Preeによれば[9]、ソフトウェアフレームワークには「凍った部分 (frozen spot)」と「熱い部分 (hot spot)」がある。「凍った部分」はソフトウェアシステム全体のアーキテクチャ(基本コンポーネント群とそれらの相互関係)を定義する。それらはそのフレームワークを使って何を実装した場合でも常に変化しない。一方、「熱い部分」はプログラマがプロジェクト固有の機能に対応したコードを追加できる部分である。
ソフトウェアフレームワークには、ソフトウェアアーキテクチャ内でアプリケーションプログラマが特定の機能に対応したコードを置ける場所(すなわち「熱い部分」)が定義してある。
オブジェクト指向言語で、かつそれがクラスベースで具象クラスと抽象クラスがある場合には、前述の「凍った部分」を具象クラスで実装し、「熱い部分」のAPIを抽象クラスで宣言する、というスタイルでフレームワークを作る、という定型的手法がある。利用者(開発者)は、「熱い部分」の抽象クラスを継承した[10]具象クラスを作り、メソッドなどに必要な機能を作り込む[11]。

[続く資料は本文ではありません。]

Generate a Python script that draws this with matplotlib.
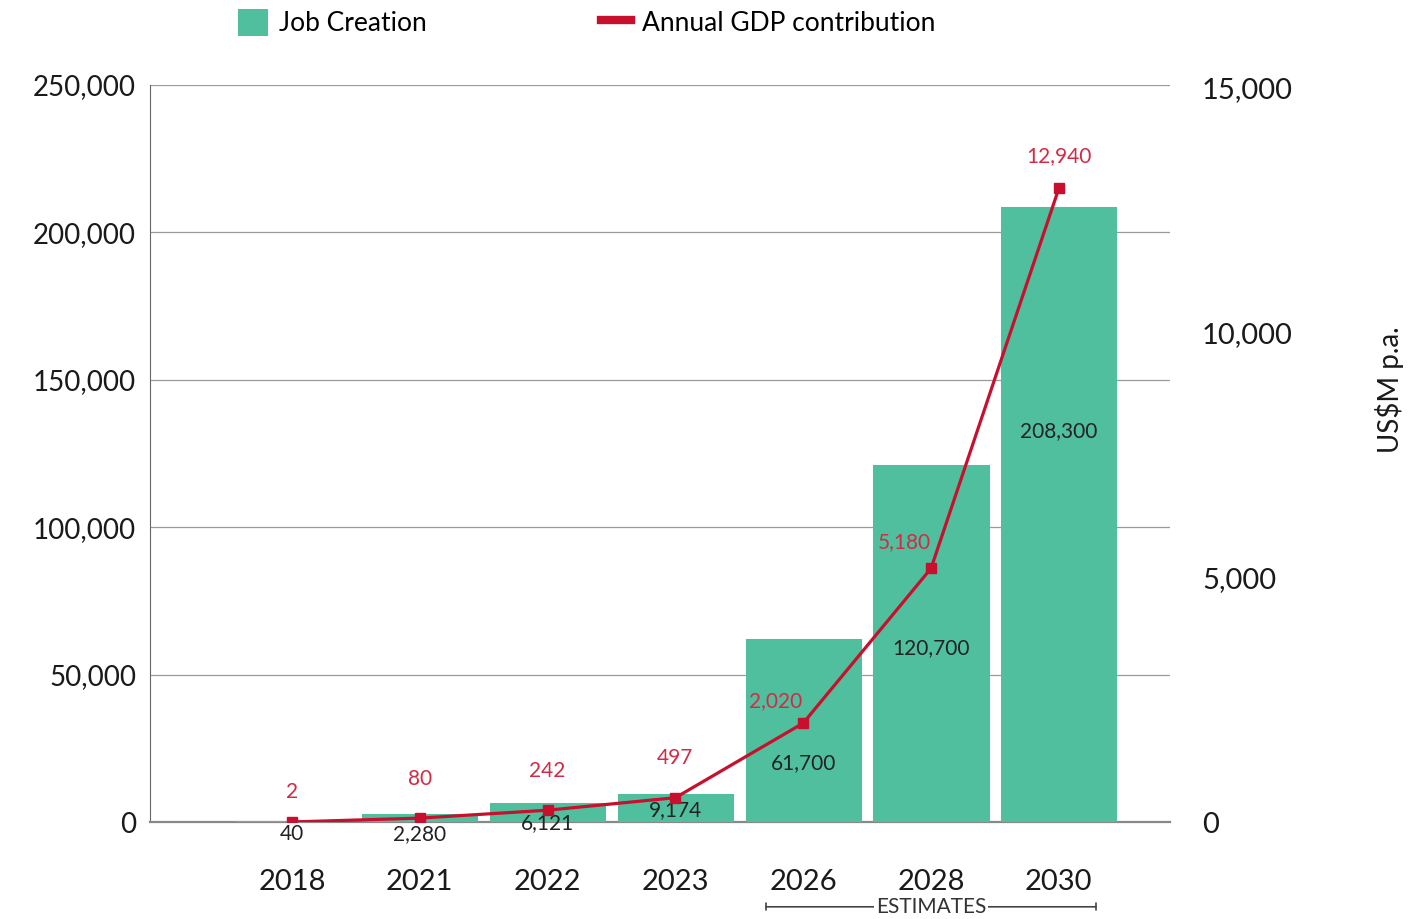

冒頭部で言及した制御の反転について、「ハリウッドの原則」と言われることがある(詳細は制御の反転#ハリウッドの原則を参照)。つまり「制御の反転」を前提として設計されているフレームワークを使う場合、開発者が書くコードが必要な時にフレームワークのコードを呼ぶスタイルではなく、フレームワークのコードから、ユーザーのインタラクション(マウスクリックや画面タップなど)によって発生するイベントなどに応じて開発者が書くコードが呼ばれるというスタイルになる、ということを、(買い手市場の)ハリウッドでは、仕事が得られる見込みがあるのならば電話が掛かってくるし、自分から電話を掛けても見込みは薄い、と例えたジョークである。